● **PROBLEM DESCRIPTION**:
Restate the data exactly as given and keep the pictures out.
---------- DATASET SECTION
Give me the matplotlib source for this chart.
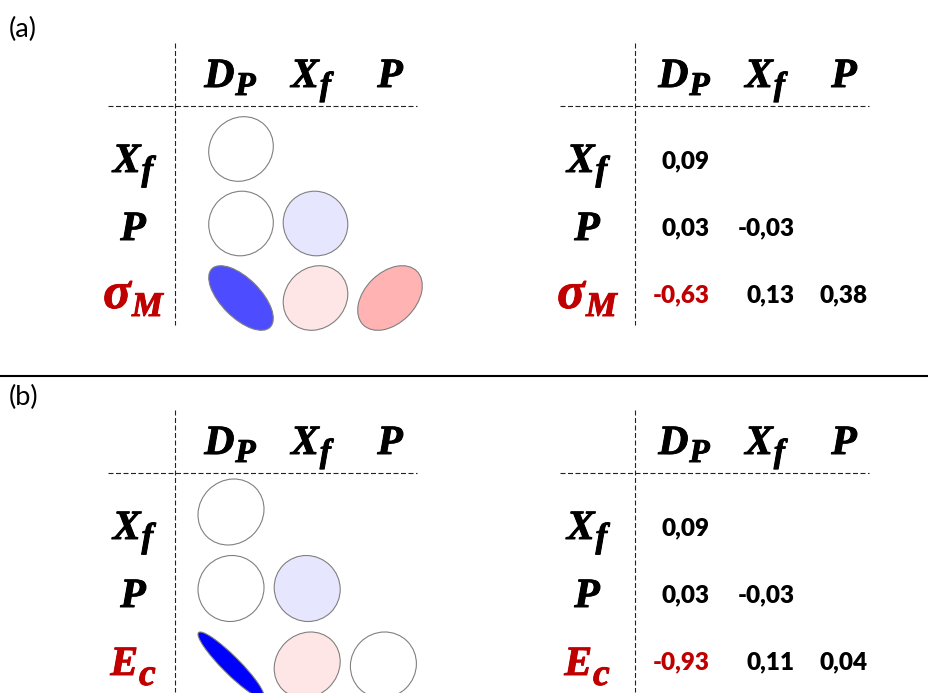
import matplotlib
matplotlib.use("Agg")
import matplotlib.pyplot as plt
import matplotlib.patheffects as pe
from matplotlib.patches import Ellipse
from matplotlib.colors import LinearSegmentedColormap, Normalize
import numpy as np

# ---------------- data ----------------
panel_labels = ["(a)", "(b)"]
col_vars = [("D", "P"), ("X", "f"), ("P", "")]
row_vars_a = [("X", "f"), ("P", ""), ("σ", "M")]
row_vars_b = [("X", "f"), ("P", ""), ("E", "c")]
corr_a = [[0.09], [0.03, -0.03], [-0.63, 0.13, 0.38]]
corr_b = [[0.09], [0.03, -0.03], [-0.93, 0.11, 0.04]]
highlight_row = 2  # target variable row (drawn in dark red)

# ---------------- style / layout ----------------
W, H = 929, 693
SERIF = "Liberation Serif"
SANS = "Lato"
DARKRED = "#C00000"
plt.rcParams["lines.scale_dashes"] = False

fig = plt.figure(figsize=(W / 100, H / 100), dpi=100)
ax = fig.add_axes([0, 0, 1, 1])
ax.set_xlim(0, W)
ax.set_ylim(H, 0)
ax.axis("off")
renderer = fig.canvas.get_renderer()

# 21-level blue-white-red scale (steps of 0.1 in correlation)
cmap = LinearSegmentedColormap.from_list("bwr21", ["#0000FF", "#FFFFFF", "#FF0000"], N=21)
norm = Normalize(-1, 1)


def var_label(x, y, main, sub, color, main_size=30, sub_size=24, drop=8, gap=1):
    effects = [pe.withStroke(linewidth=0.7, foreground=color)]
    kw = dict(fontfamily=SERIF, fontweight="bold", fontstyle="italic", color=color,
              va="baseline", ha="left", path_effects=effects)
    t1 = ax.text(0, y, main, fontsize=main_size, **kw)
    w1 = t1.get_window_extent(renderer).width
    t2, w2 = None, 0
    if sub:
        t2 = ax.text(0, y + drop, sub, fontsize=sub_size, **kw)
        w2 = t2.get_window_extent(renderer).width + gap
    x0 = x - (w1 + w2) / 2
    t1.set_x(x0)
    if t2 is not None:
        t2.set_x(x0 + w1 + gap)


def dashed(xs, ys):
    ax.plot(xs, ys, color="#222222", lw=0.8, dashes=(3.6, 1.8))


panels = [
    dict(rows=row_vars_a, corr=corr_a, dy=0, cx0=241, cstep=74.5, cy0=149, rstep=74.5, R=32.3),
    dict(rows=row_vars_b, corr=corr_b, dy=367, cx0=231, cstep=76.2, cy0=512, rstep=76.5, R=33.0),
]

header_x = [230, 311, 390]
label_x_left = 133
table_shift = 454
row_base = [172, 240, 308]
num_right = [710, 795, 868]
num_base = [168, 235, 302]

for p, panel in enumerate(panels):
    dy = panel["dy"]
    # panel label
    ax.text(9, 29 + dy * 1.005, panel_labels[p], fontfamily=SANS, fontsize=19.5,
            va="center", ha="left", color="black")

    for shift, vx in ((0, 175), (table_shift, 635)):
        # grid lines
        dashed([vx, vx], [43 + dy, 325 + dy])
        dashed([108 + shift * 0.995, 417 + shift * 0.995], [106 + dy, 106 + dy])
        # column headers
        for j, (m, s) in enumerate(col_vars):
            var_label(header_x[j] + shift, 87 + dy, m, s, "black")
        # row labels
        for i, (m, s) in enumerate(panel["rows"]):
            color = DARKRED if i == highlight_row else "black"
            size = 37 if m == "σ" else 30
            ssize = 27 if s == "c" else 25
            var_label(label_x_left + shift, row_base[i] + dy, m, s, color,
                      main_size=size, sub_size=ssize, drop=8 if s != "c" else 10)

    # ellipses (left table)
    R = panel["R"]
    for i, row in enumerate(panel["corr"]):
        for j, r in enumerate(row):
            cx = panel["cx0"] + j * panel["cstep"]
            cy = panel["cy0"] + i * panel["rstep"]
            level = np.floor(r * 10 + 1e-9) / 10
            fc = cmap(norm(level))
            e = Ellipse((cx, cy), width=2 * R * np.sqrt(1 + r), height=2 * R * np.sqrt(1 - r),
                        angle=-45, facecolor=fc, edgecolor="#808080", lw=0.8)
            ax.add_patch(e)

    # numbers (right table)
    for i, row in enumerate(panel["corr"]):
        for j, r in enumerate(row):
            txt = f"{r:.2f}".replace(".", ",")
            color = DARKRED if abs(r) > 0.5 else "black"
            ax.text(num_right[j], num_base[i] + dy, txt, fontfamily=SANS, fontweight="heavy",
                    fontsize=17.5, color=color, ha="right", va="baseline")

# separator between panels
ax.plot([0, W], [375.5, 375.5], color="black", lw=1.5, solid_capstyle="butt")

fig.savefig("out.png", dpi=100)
--------------------
● **CORRECT RESPONSE**:
Give me the matplotlib source for this chart.
import matplotlib
matplotlib.use("Agg")
import matplotlib.pyplot as plt
import matplotlib.patheffects as pe
from matplotlib.patches import Ellipse
from matplotlib.colors import LinearSegmentedColormap, Normalize
import numpy as np

# ---------------- data ----------------
panel_labels = ["(a)", "(b)"]
col_vars = [("D", "P"), ("X", "f"), ("P", "")]
row_vars_a = [("X", "f"), ("P", ""), ("σ", "M")]
row_vars_b = [("X", "f"), ("P", ""), ("E", "c")]
corr_a = [[0.09], [0.03, -0.03], [-0.63, 0.13, 0.38]]
corr_b = [[0.09], [0.03, -0.03], [-0.93, 0.11, 0.04]]
highlight_row = 2  # target variable row (drawn in dark red)

# ---------------- style / layout ----------------
W, H = 929, 693
SERIF = "Liberation Serif"
SANS = "Lato"
DARKRED = "#C00000"
plt.rcParams["lines.scale_dashes"] = False

fig = plt.figure(figsize=(W / 100, H / 100), dpi=100)
ax = fig.add_axes([0, 0, 1, 1])
ax.set_xlim(0, W)
ax.set_ylim(H, 0)
ax.axis("off")
renderer = fig.canvas.get_renderer()

# 21-level blue-white-red scale (steps of 0.1 in correlation)
cmap = LinearSegmentedColormap.from_list("bwr21", ["#0000FF", "#FFFFFF", "#FF0000"], N=21)
norm = Normalize(-1, 1)


def var_label(x, y, main, sub, color, main_size=30, sub_size=24, drop=8, gap=1):
    effects = [pe.withStroke(linewidth=0.7, foreground=color)]
    kw = dict(fontfamily=SERIF, fontweight="bold", fontstyle="italic", color=color,
              va="baseline", ha="left", path_effects=effects)
    t1 = ax.text(0, y, main, fontsize=main_size, **kw)
    w1 = t1.get_window_extent(renderer).width
    t2, w2 = None, 0
    if sub:
        t2 = ax.text(0, y + drop, sub, fontsize=sub_size, **kw)
        w2 = t2.get_window_extent(renderer).width + gap
    x0 = x - (w1 + w2) / 2
    t1.set_x(x0)
    if t2 is not None:
        t2.set_x(x0 + w1 + gap)


def dashed(xs, ys):
    ax.plot(xs, ys, color="#222222", lw=0.8, dashes=(3.6, 1.8))


panels = [
    dict(rows=row_vars_a, corr=corr_a, dy=0, cx0=241, cstep=74.5, cy0=149, rstep=74.5, R=32.3),
    dict(rows=row_vars_b, corr=corr_b, dy=367, cx0=231, cstep=76.2, cy0=512, rstep=76.5, R=33.0),
]

header_x = [230, 311, 390]
label_x_left = 133
table_shift = 454
row_base = [172, 240, 308]
num_right = [710, 795, 868]
num_base = [168, 235, 302]

for p, panel in enumerate(panels):
    dy = panel["dy"]
    # panel label
    ax.text(9, 29 + dy * 1.005, panel_labels[p], fontfamily=SANS, fontsize=19.5,
            va="center", ha="left", color="black")

    for shift, vx in ((0, 175), (table_shift, 635)):
        # grid lines
        dashed([vx, vx], [43 + dy, 325 + dy])
        dashed([108 + shift * 0.995, 417 + shift * 0.995], [106 + dy, 106 + dy])
        # column headers
        for j, (m, s) in enumerate(col_vars):
            var_label(header_x[j] + shift, 87 + dy, m, s, "black")
        # row labels
        for i, (m, s) in enumerate(panel["rows"]):
            color = DARKRED if i == highlight_row else "black"
            size = 37 if m == "σ" else 30
            ssize = 27 if s == "c" else 25
            var_label(label_x_left + shift, row_base[i] + dy, m, s, color,
                      main_size=size, sub_size=ssize, drop=8 if s != "c" else 10)

    # ellipses (left table)
    R = panel["R"]
    for i, row in enumerate(panel["corr"]):
        for j, r in enumerate(row):
            cx = panel["cx0"] + j * panel["cstep"]
            cy = panel["cy0"] + i * panel["rstep"]
            level = np.floor(r * 10 + 1e-9) / 10
            fc = cmap(norm(level))
            e = Ellipse((cx, cy), width=2 * R * np.sqrt(1 + r), height=2 * R * np.sqrt(1 - r),
                        angle=-45, facecolor=fc, edgecolor="#808080", lw=0.8)
            ax.add_patch(e)

    # numbers (right table)
    for i, row in enumerate(panel["corr"]):
        for j, r in enumerate(row):
            txt = f"{r:.2f}".replace(".", ",")
            color = DARKRED if abs(r) > 0.5 else "black"
            ax.text(num_right[j], num_base[i] + dy, txt, fontfamily=SANS, fontweight="heavy",
                    fontsize=17.5, color=color, ha="right", va="baseline")

# separator between panels
ax.plot([0, W], [375.5, 375.5], color="black", lw=1.5, solid_capstyle="butt")

fig.savefig("out.png", dpi=100)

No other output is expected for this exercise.